I wrote this post months ago but never hit 'Publish'. But, the subject has changed little since then. So, here's to cleaning out the draft folder...

R's connections are the heart of data/code/text input and output. Without connections, R would be crippled. Additional connections make R more ... connected with potential data sources and output sinks. It makes sense to build tools that safely create and manipulate connections.

These tools might be a collection of guidelines, for example, how to pass arguments to the connection generics seek, truncate, etc.; and adding read and write generics (by converting the existing write to default generic functionality). Alternatively, the tools might consist of a full blown connection API, perhaps at the R and C/C++ levels.

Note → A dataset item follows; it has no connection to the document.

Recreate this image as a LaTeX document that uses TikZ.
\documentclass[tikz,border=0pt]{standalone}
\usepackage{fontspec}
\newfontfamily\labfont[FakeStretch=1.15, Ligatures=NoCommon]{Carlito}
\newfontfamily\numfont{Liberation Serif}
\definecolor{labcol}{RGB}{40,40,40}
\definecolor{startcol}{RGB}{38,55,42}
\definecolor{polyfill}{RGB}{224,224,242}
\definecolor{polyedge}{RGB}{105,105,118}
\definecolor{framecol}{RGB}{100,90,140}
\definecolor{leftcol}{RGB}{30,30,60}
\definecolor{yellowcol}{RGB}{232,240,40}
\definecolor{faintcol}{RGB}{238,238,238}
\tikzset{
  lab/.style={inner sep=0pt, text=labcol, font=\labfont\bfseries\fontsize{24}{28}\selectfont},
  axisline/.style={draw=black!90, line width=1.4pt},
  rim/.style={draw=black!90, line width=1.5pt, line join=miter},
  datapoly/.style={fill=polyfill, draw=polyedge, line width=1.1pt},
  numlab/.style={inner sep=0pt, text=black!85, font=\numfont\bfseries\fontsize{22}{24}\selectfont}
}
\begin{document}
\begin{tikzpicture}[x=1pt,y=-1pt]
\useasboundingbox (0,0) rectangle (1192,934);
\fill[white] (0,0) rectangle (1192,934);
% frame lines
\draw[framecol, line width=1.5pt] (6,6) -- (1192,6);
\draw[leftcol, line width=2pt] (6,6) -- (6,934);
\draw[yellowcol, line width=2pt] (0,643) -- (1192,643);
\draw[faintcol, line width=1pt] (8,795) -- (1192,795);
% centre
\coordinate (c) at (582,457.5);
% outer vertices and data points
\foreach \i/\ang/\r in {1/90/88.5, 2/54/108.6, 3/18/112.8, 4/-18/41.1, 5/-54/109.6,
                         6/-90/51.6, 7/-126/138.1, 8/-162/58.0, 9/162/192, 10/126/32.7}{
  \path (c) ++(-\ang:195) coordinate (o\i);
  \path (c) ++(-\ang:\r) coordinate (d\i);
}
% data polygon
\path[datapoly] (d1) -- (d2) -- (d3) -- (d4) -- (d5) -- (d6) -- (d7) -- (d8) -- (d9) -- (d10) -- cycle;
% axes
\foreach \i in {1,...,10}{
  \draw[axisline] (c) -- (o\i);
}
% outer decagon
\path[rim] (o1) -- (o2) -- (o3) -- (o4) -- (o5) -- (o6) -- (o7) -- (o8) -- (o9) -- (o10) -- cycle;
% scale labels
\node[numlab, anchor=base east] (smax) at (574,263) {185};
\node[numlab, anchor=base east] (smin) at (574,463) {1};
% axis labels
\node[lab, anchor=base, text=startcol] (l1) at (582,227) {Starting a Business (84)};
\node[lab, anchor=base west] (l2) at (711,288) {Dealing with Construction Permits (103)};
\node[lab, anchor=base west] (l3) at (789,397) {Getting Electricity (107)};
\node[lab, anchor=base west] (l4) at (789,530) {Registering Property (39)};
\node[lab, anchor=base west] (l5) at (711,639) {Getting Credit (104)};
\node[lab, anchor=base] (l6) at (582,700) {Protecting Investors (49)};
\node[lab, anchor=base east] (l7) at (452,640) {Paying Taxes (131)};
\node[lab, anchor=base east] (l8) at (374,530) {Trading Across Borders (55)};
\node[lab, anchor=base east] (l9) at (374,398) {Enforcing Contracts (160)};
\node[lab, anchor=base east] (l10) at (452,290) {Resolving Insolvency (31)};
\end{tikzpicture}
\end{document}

If there were support and consensus, I would commit additional effort to help implement and maintain a complete connections API for R. I believe others would also contribute, since there is documented interest. BTW, my post on serial connections has been the all-time most popular.

Indeed, some work towards a connections API already exists. Consider Jeff Horner's connections API proposal. I've also briefly considered a reimplementation of the connections internals, though the idea is quite rough. It's simply not worth pursuing without further consensus.

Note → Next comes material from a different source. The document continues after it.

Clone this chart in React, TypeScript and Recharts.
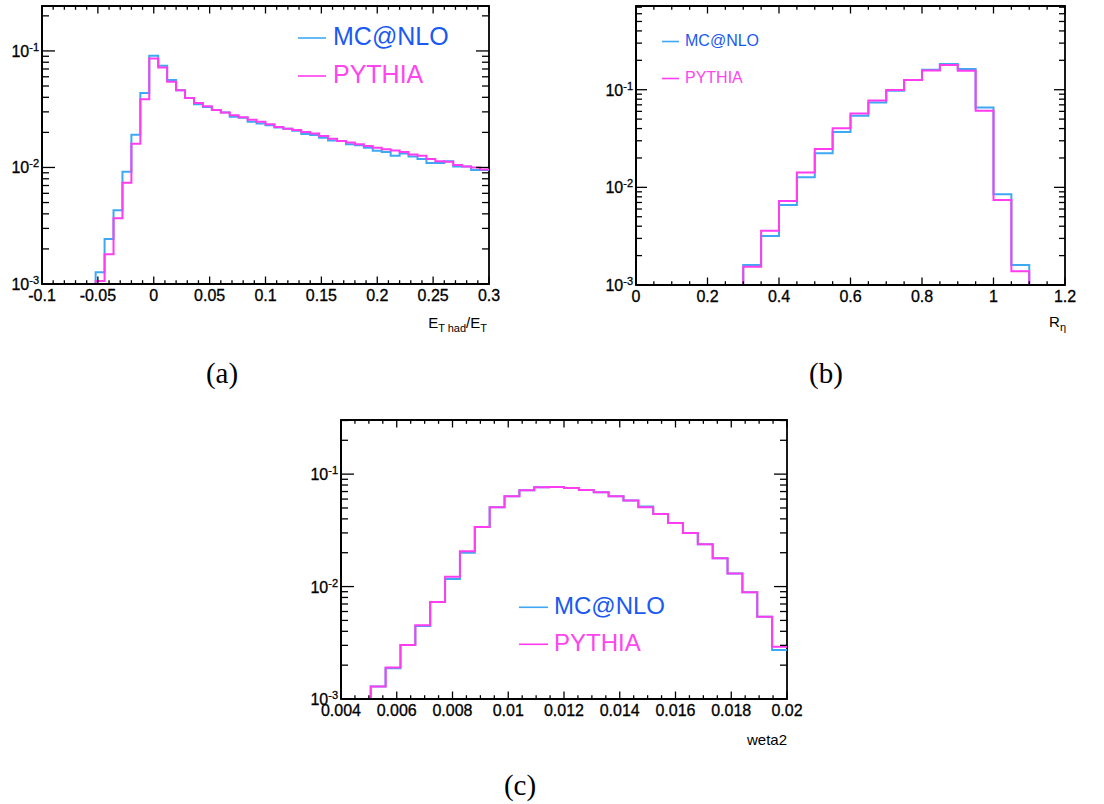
import React from "react"
import { LineChart, Line, XAxis, YAxis, ReferenceArea, Legend } from "recharts"

const FONT = "'Liberation Sans', Arial, Helvetica, sans-serif"
const SERIF = "'Liberation Serif', 'DejaVu Serif', serif"
const MC_LINE = "#3ea8f3"
const PY_LINE = "#ff3cf0"
const MC_TEXT = "#1a5af2"
const PY_TEXT = "#ff45ee"
const Y_MIN = 0.001

// (a) E_T had / E_T : 50 bins of 0.008 from -0.1
const etLow = -0.1
const etBin = 0.008
const etMc = [
  0.001, 0.001, 0.001, 0.001, 0.001, 0.001, 0.00126, 0.00243, 0.00429, 0.0092,
  0.0191, 0.0436, 0.091, 0.0748, 0.0564, 0.046, 0.0395, 0.0349, 0.033, 0.0312,
  0.0296, 0.0273, 0.0267, 0.0247, 0.0238, 0.023, 0.022, 0.0215, 0.0207, 0.0194,
  0.019, 0.018, 0.017, 0.0169, 0.0158, 0.0155, 0.0148, 0.0139, 0.0136, 0.0126,
  0.0132, 0.0124, 0.0118, 0.0109, 0.0109, 0.0113, 0.0102, 0.0102, 0.0095, 0.0095,
]
const etPy = [
  0.001, 0.001, 0.001, 0.001, 0.001, 0.001, 0.00106, 0.0018, 0.00366, 0.0074,
  0.016, 0.0385, 0.086, 0.072, 0.0545, 0.046, 0.0395, 0.0358, 0.0335, 0.0312,
  0.0296, 0.0281, 0.027, 0.0257, 0.0247, 0.0235, 0.0222, 0.0215, 0.021, 0.0202,
  0.0196, 0.0186, 0.0176, 0.0169, 0.0164, 0.0158, 0.0153, 0.0148, 0.0143, 0.014,
  0.0136, 0.0129, 0.0126, 0.0118, 0.0113, 0.0112, 0.0105, 0.0102, 0.01, 0.0096,
]
const etMajor = [-0.1, -0.05, 0, 0.05, 0.1, 0.15, 0.2, 0.25, 0.3]
const etLabels = ["-0.1", "-0.05", "0", "0.05", "0.1", "0.15", "0.2", "0.25", "0.3"]

// (b) R_eta : 24 bins of 0.05 from 0
const rEtaLow = 0
const rEtaBin = 0.05
const rEtaMc = [
  0.001, 0.001, 0.001, 0.001, 0.001, 0.001, 0.0016, 0.00317, 0.0066, 0.0127,
  0.0224, 0.0368, 0.0542, 0.0741, 0.0977, 0.126, 0.16, 0.183, 0.163, 0.0659,
  0.00848, 0.0016, 0.001, 0.001,
]
const rEtaPy = [
  0.001, 0.001, 0.001, 0.001, 0.001, 0.001, 0.00154, 0.0036, 0.00724, 0.0142,
  0.0247, 0.0402, 0.0572, 0.0777, 0.0995, 0.126, 0.157, 0.179, 0.156, 0.061,
  0.00741, 0.00138, 0.001, 0.001,
]
const rEtaMajor = [0, 0.2, 0.4, 0.6, 0.8, 1, 1.2]
const rEtaLabels = ["0", "0.2", "0.4", "0.6", "0.8", "1", "1.2"]

// (c) weta2 : 30 bins from 0.004 to 0.02
const weta2Low = 0.004
const weta2Bin = 0.016 / 30
const weta2Mc = [
  0.001, 0.001, 0.00129, 0.00188, 0.00302, 0.00445, 0.0073, 0.0117, 0.02, 0.0339,
  0.0507, 0.0635, 0.0718, 0.0764, 0.0767, 0.0753, 0.0723, 0.069, 0.0635, 0.0582,
  0.0515, 0.0442, 0.0368, 0.03, 0.0238, 0.0179, 0.0131, 0.0089, 0.0054, 0.00273,
]
const weta2Py = [
  0.001, 0.001, 0.00129, 0.00191, 0.00302, 0.00452, 0.0073, 0.0122, 0.0206, 0.0339,
  0.0507, 0.0635, 0.0718, 0.0764, 0.0767, 0.0753, 0.0723, 0.069, 0.0635, 0.0582,
  0.0507, 0.0442, 0.0368, 0.03, 0.0238, 0.0179, 0.0131, 0.0089, 0.0054, 0.00292,
]
const weta2Major = [0.004, 0.006, 0.008, 0.01, 0.012, 0.014, 0.016, 0.018, 0.02]
const weta2Labels = ["0.004", "0.006", "0.008", "0.01", "0.012", "0.014", "0.016", "0.018", "0.02"]

type Row = { x: number; mc: number; py: number }

// histogram rows at the low edge of each bin, plus the closing edge
function histRows(low: number, bin: number, mc: number[], py: number[]): Row[] {
  const rows = mc.map((v, i) => ({ x: low + i * bin, mc: v, py: py[i] }))
  rows.push({ x: low + mc.length * bin, mc: mc[mc.length - 1], py: py[py.length - 1] })
  return rows
}

function minorTicks(major: number[], parts: number) {
  const out: number[] = []
  for (let i = 0; i < major.length - 1; i++) {
    const step = (major[i + 1] - major[i]) / parts
    for (let k = 0; k < parts; k++) out.push(major[i] + k * step)
  }
  out.push(major[major.length - 1])
  return out
}

function logTicks(min: number, max: number) {
  const out: number[] = []
  for (let e = Math.round(Math.log10(min)); e < 2; e++) {
    for (let m = 1; m <= 9; m++) {
      const v = m * Math.pow(10, e)
      if (v > max * 1.0001) return out
      out.push(v)
    }
  }
  return out
}

type Plot = { left: number; top: number; right: number; bottom: number }
type LegendPos = { left: number; top: number; size: number; lineLen: number; gap: number; rowGap: number }

type PanelProps = {
  left: number
  top: number
  width: number
  height: number
  plot: Plot
  rows: Row[]
  xMajor: number[]
  xLabels: string[]
  xParts: number
  yMax: number
  yMajorLen: number
  yMinorLen: number
  legend: LegendPos
  title: React.ReactNode
}

const X_AXIS_H = 30
const LABEL_SIZE = 16

function HistPanel(p: PanelProps) {
  const { plot } = p
  const xDomain: [number, number] = [p.xMajor[0], p.xMajor[p.xMajor.length - 1]]
  const xTicks = minorTicks(p.xMajor, p.xParts)
  const yTicks = logTicks(Y_MIN, p.yMax)

  const xTick = (t: any) => {
    const v = t.payload.value
    const x = t.x
    const idx = p.xMajor.findIndex((m) => Math.abs(m - v) < 1e-9)
    const len = idx >= 0 ? 7.5 : 3.8
    return (
      <g>
        <line x1={x} x2={x} y1={plot.bottom} y2={plot.bottom - len} stroke="#000" strokeWidth={1.3} />
        <line x1={x} x2={x} y1={plot.top} y2={plot.top + len} stroke="#000" strokeWidth={1.3} />
        {idx >= 0 && (
          <text x={x} y={plot.bottom + 17} textAnchor="middle" fontSize={LABEL_SIZE} fontFamily={FONT} fill="#000" stroke="#000" strokeWidth={0.3}>
            {p.xLabels[idx]}
          </text>
        )}
      </g>
    )
  }

  const yTick = (t: any) => {
    const v = t.payload.value
    const y = t.y
    const exp = Math.log10(v)
    const major = Math.abs(exp - Math.round(exp)) < 1e-6
    const len = major ? p.yMajorLen : p.yMinorLen
    return (
      <g>
        <line x1={plot.left} x2={plot.left + len} y1={y} y2={y} stroke="#000" strokeWidth={1.3} />
        <line x1={plot.right} x2={plot.right - len} y1={y} y2={y} stroke="#000" strokeWidth={1.3} />
        {major && (
          <text x={plot.left - 3} y={y + 6} textAnchor="end" fontSize={LABEL_SIZE} fontFamily={FONT} fill="#000" stroke="#000" strokeWidth={0.3}>
            10
            <tspan fontSize={11} dy={-6}>
              {String(Math.round(exp))}
            </tspan>
          </text>
        )}
      </g>
    )
  }

  const lg = p.legend
  const legendBox = () => (
    <svg width={lg.lineLen + lg.gap + lg.size * 4.8} height={lg.rowGap + lg.size * 1.4} style={{ display: "block", overflow: "visible" }}>
      <line x1={0} x2={lg.lineLen} y1={lg.size * 0.72} y2={lg.size * 0.72} stroke={MC_LINE} strokeWidth={1.6} />
      <text x={lg.lineLen + lg.gap} y={lg.size} fontSize={lg.size} fontFamily={FONT} fill={MC_TEXT}>
        MC@NLO
      </text>
      <line x1={0} x2={lg.lineLen} y1={lg.rowGap + lg.size * 0.72} y2={lg.rowGap + lg.size * 0.72} stroke={PY_LINE} strokeWidth={1.6} />
      <text x={lg.lineLen + lg.gap} y={lg.rowGap + lg.size} fontSize={lg.size} fontFamily={FONT} fill={PY_TEXT}>
        PYTHIA
      </text>
    </svg>
  )

  return (
    <div style={{ position: "absolute", left: p.left, top: p.top }}>
      <LineChart
        width={p.width}
        height={p.height}
        data={p.rows}
        margin={{ top: plot.top, right: p.width - plot.right, left: 0, bottom: p.height - plot.bottom - X_AXIS_H }}
      >
        <XAxis
          dataKey="x"
          type="number"
          domain={xDomain}
          ticks={xTicks}
          interval={0}
          height={X_AXIS_H}
          tickSize={0}
          tickMargin={0}
          tickLine={false}
          axisLine={{ stroke: "#000", strokeWidth: 2 }}
          tick={xTick}
        />
        <YAxis
          type="number"
          scale="log"
          domain={[Y_MIN, p.yMax]}
          ticks={yTicks}
          interval={0}
          width={plot.left}
          tickSize={0}
          tickMargin={0}
          tickLine={false}
          axisLine={{ stroke: "#000", strokeWidth: 2 }}
          tick={yTick}
        />
        <Legend
          layout="vertical"
          verticalAlign="middle"
          align="center"
          content={legendBox}
          wrapperStyle={{ left: lg.left, top: lg.top, width: "auto", height: "auto" }}
        />
        <ReferenceArea x1={xDomain[0]} x2={xDomain[1]} y1={Y_MIN} y2={p.yMax} fill="none" fillOpacity={0} stroke="#000" strokeWidth={1.8} />
        <Line dataKey="mc" name="MC@NLO" type="stepAfter" stroke={MC_LINE} strokeWidth={2} dot={false} activeDot={false} isAnimationActive={false} />
        <Line dataKey="py" name="PYTHIA" type="stepAfter" stroke={PY_LINE} strokeWidth={2} dot={false} activeDot={false} isAnimationActive={false} />
      </LineChart>
      <div style={{ position: "absolute", left: 0, top: 0, pointerEvents: "none" }}>
        <svg width={p.width} height={p.height} style={{ display: "block" }}>
          <g transform={`translate(${plot.right}, ${plot.bottom})`}>{p.title}</g>
        </svg>
      </div>
    </div>
  )
}

const captionStyle = (cx: number, top: number): React.CSSProperties => ({
  position: "absolute",
  left: cx - 50,
  top,
  width: 100,
  textAlign: "center",
  fontFamily: SERIF,
  fontSize: 29,
  lineHeight: "30px",
  color: "#000",
})

export default function App() {
  return (
    <div style={{ position: "absolute", left: 0, top: 0, width: 1104, height: 804, background: "#fff" }}>
      <HistPanel
        left={0}
        top={0}
        width={500}
        height={340}
        plot={{ left: 42, top: 6, right: 489, bottom: 284 }}
        rows={histRows(etLow, etBin, etMc, etPy)}
        xMajor={etMajor}
        xLabels={etLabels}
        xParts={5}
        yMax={0.243}
        yMajorLen={13}
        yMinorLen={7}
        legend={{ left: 298, top: 20, size: 25, lineLen: 28, gap: 7, rowGap: 38 }}
        title={
          <text x={-2} y={44} textAnchor="end" fontSize={15} fontFamily={FONT} fill="#000">
            E<tspan fontSize={11} dy={4}>T had</tspan>
            <tspan fontSize={15} dy={-4}>/E</tspan>
            <tspan fontSize={11} dy={4}>T</tspan>
          </text>
        }
      />
      <HistPanel
        left={560}
        top={0}
        width={544}
        height={340}
        plot={{ left: 76, top: 6, right: 505, bottom: 285 }}
        rows={histRows(rEtaLow, rEtaBin, rEtaMc, rEtaPy)}
        xMajor={rEtaMajor}
        xLabels={rEtaLabels}
        xParts={4}
        yMax={0.72}
        yMajorLen={11}
        yMinorLen={6}
        legend={{ left: 102, top: 30, size: 16, lineLen: 17, gap: 6, rowGap: 37 }}
        title={
          <text x={1} y={42} textAnchor="end" fontSize={15} fontFamily={FONT} fill="#000">
            R<tspan fontSize={11} dy={4}>η</tspan>
          </text>
        }
      />
      <HistPanel
        left={290}
        top={400}
        width={520}
        height={360}
        plot={{ left: 51, top: 20, right: 497, bottom: 299 }}
        rows={histRows(weta2Low, weta2Bin, weta2Mc, weta2Py)}
        xMajor={weta2Major}
        xLabels={weta2Labels}
        xParts={4}
        yMax={0.303}
        yMajorLen={13}
        yMinorLen={7}
        legend={{ left: 229, top: 190, size: 24, lineLen: 29, gap: 6, rowGap: 37 }}
        title={
          <text x={0} y={46} textAnchor="end" fontSize={15} fontFamily={FONT} fill="#000">
            weta2
          </text>
        }
      />
      <div style={captionStyle(222, 358)}>(a)</div>
      <div style={captionStyle(826, 358)}>(b)</div>
      <div style={captionStyle(520, 770)}>(c)</div>
    </div>
  )
}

Some reasons to work towards a connections API

  • Provide a standard mechanism to interface R with arbitrary data streams:
    • hardware interfaces (TTY, serial, USB, etc.)
    • novel software interfaces (binary files à la gzcon)
    • rendered graphics output
  • Less maintenance for R core. A connections API might be used to further modularize the core of R by pushing some connections (e.g. clipboard) into packages. The argument for modularized code (i.e. the internet module) applies here. That is, it's wasteful to link against rarely used connection code. If this argument is valid anywhere, it is valid with the current connections internals, as connections.c is the largest code file in src/main/. This might also permit non-R-core members to help maintain the connection code.
  • Permit the R community to write new connections, taking advantage of the existing generic connections functionality:
    • R level read/write
    • binary manipulation / conversion
    • character re-encoding
    • sinks
  • Enable graphics output to connections. R. A recent R-devel conversation brought to light that R graphics devices do not currently interact with R connections, but rather write their data directly to OS level streams. This prospect is particularly attractive for web applications of R (which are steadily gaining momentum).

I'd be happy to add to this list, should anyone have other ideas.